Data shown:
****************
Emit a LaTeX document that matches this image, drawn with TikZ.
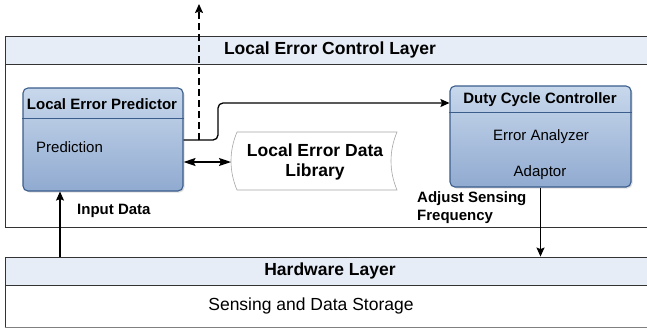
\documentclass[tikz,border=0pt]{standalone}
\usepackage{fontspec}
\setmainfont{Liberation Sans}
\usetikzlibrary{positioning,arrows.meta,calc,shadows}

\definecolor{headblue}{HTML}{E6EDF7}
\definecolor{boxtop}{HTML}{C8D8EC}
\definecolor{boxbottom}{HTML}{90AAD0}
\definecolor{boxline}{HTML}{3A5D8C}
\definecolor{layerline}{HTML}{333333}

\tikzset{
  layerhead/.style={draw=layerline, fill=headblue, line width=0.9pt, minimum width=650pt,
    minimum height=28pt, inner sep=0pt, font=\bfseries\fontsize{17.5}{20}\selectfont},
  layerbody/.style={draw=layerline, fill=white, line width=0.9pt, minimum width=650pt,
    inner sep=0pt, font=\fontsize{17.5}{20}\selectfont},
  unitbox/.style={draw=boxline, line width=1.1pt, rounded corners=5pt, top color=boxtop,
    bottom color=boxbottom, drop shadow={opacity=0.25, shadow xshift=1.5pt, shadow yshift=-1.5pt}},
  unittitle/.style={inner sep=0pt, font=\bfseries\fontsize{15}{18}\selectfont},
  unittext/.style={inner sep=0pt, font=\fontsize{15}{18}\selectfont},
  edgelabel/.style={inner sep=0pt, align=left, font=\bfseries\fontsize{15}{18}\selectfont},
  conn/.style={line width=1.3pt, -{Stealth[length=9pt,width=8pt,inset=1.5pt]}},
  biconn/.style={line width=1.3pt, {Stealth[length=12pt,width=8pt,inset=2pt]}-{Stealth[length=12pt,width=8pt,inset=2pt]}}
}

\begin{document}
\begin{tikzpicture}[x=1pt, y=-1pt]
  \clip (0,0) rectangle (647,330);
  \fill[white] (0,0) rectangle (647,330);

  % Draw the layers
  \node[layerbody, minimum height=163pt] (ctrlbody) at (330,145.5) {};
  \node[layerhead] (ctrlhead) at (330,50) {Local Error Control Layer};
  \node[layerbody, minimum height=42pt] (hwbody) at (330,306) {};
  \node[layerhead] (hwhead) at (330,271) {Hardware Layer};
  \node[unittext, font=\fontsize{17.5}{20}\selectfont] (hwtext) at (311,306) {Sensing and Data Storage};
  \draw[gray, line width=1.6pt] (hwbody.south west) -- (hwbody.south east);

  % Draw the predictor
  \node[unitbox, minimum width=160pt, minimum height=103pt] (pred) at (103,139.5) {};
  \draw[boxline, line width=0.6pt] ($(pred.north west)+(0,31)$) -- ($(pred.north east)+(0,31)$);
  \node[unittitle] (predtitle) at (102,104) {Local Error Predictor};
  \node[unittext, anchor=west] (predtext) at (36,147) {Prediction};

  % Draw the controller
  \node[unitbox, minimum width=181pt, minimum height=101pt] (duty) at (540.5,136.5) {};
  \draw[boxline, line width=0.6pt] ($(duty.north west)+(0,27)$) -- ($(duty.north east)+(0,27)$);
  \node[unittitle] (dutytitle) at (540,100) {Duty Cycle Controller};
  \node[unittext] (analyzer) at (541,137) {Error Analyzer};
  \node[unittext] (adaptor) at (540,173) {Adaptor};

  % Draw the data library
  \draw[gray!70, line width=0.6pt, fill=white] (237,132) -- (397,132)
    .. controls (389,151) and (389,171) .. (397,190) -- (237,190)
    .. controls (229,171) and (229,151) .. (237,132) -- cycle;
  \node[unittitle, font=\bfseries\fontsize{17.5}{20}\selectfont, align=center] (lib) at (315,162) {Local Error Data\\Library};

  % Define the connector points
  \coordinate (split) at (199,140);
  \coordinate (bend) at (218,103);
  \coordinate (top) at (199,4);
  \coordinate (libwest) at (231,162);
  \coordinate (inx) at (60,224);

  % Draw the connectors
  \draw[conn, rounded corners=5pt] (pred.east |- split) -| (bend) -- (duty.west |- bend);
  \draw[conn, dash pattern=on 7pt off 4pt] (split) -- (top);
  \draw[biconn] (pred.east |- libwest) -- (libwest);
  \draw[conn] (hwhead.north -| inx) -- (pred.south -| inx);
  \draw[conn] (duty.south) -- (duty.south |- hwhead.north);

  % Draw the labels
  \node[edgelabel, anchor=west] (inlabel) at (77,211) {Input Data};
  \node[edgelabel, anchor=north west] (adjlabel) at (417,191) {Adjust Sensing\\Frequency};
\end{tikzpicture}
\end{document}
****************
The exercise: Go through the listing above and write it out again exactly, dropping the pictures.

Exercise output:
Emit a LaTeX document that matches this image, drawn with TikZ.
\documentclass[tikz,border=0pt]{standalone}
\usepackage{fontspec}
\setmainfont{Liberation Sans}
\usetikzlibrary{positioning,arrows.meta,calc,shadows}

\definecolor{headblue}{HTML}{E6EDF7}
\definecolor{boxtop}{HTML}{C8D8EC}
\definecolor{boxbottom}{HTML}{90AAD0}
\definecolor{boxline}{HTML}{3A5D8C}
\definecolor{layerline}{HTML}{333333}

\tikzset{
  layerhead/.style={draw=layerline, fill=headblue, line width=0.9pt, minimum width=650pt,
    minimum height=28pt, inner sep=0pt, font=\bfseries\fontsize{17.5}{20}\selectfont},
  layerbody/.style={draw=layerline, fill=white, line width=0.9pt, minimum width=650pt,
    inner sep=0pt, font=\fontsize{17.5}{20}\selectfont},
  unitbox/.style={draw=boxline, line width=1.1pt, rounded corners=5pt, top color=boxtop,
    bottom color=boxbottom, drop shadow={opacity=0.25, shadow xshift=1.5pt, shadow yshift=-1.5pt}},
  unittitle/.style={inner sep=0pt, font=\bfseries\fontsize{15}{18}\selectfont},
  unittext/.style={inner sep=0pt, font=\fontsize{15}{18}\selectfont},
  edgelabel/.style={inner sep=0pt, align=left, font=\bfseries\fontsize{15}{18}\selectfont},
  conn/.style={line width=1.3pt, -{Stealth[length=9pt,width=8pt,inset=1.5pt]}},
  biconn/.style={line width=1.3pt, {Stealth[length=12pt,width=8pt,inset=2pt]}-{Stealth[length=12pt,width=8pt,inset=2pt]}}
}

\begin{document}
\begin{tikzpicture}[x=1pt, y=-1pt]
  \clip (0,0) rectangle (647,330);
  \fill[white] (0,0) rectangle (647,330);

  % Draw the layers
  \node[layerbody, minimum height=163pt] (ctrlbody) at (330,145.5) {};
  \node[layerhead] (ctrlhead) at (330,50) {Local Error Control Layer};
  \node[layerbody, minimum height=42pt] (hwbody) at (330,306) {};
  \node[layerhead] (hwhead) at (330,271) {Hardware Layer};
  \node[unittext, font=\fontsize{17.5}{20}\selectfont] (hwtext) at (311,306) {Sensing and Data Storage};
  \draw[gray, line width=1.6pt] (hwbody.south west) -- (hwbody.south east);

  % Draw the predictor
  \node[unitbox, minimum width=160pt, minimum height=103pt] (pred) at (103,139.5) {};
  \draw[boxline, line width=0.6pt] ($(pred.north west)+(0,31)$) -- ($(pred.north east)+(0,31)$);
  \node[unittitle] (predtitle) at (102,104) {Local Error Predictor};
  \node[unittext, anchor=west] (predtext) at (36,147) {Prediction};

  % Draw the controller
  \node[unitbox, minimum width=181pt, minimum height=101pt] (duty) at (540.5,136.5) {};
  \draw[boxline, line width=0.6pt] ($(duty.north west)+(0,27)$) -- ($(duty.north east)+(0,27)$);
  \node[unittitle] (dutytitle) at (540,100) {Duty Cycle Controller};
  \node[unittext] (analyzer) at (541,137) {Error Analyzer};
  \node[unittext] (adaptor) at (540,173) {Adaptor};

  % Draw the data library
  \draw[gray!70, line width=0.6pt, fill=white] (237,132) -- (397,132)
    .. controls (389,151) and (389,171) .. (397,190) -- (237,190)
    .. controls (229,171) and (229,151) .. (237,132) -- cycle;
  \node[unittitle, font=\bfseries\fontsize{17.5}{20}\selectfont, align=center] (lib) at (315,162) {Local Error Data\\Library};

  % Define the connector points
  \coordinate (split) at (199,140);
  \coordinate (bend) at (218,103);
  \coordinate (top) at (199,4);
  \coordinate (libwest) at (231,162);
  \coordinate (inx) at (60,224);

  % Draw the connectors
  \draw[conn, rounded corners=5pt] (pred.east |- split) -| (bend) -- (duty.west |- bend);
  \draw[conn, dash pattern=on 7pt off 4pt] (split) -- (top);
  \draw[biconn] (pred.east |- libwest) -- (libwest);
  \draw[conn] (hwhead.north -| inx) -- (pred.south -| inx);
  \draw[conn] (duty.south) -- (duty.south |- hwhead.north);

  % Draw the labels
  \node[edgelabel, anchor=west] (inlabel) at (77,211) {Input Data};
  \node[edgelabel, anchor=north west] (adjlabel) at (417,191) {Adjust Sensing\\Frequency};
\end{tikzpicture}
\end{document}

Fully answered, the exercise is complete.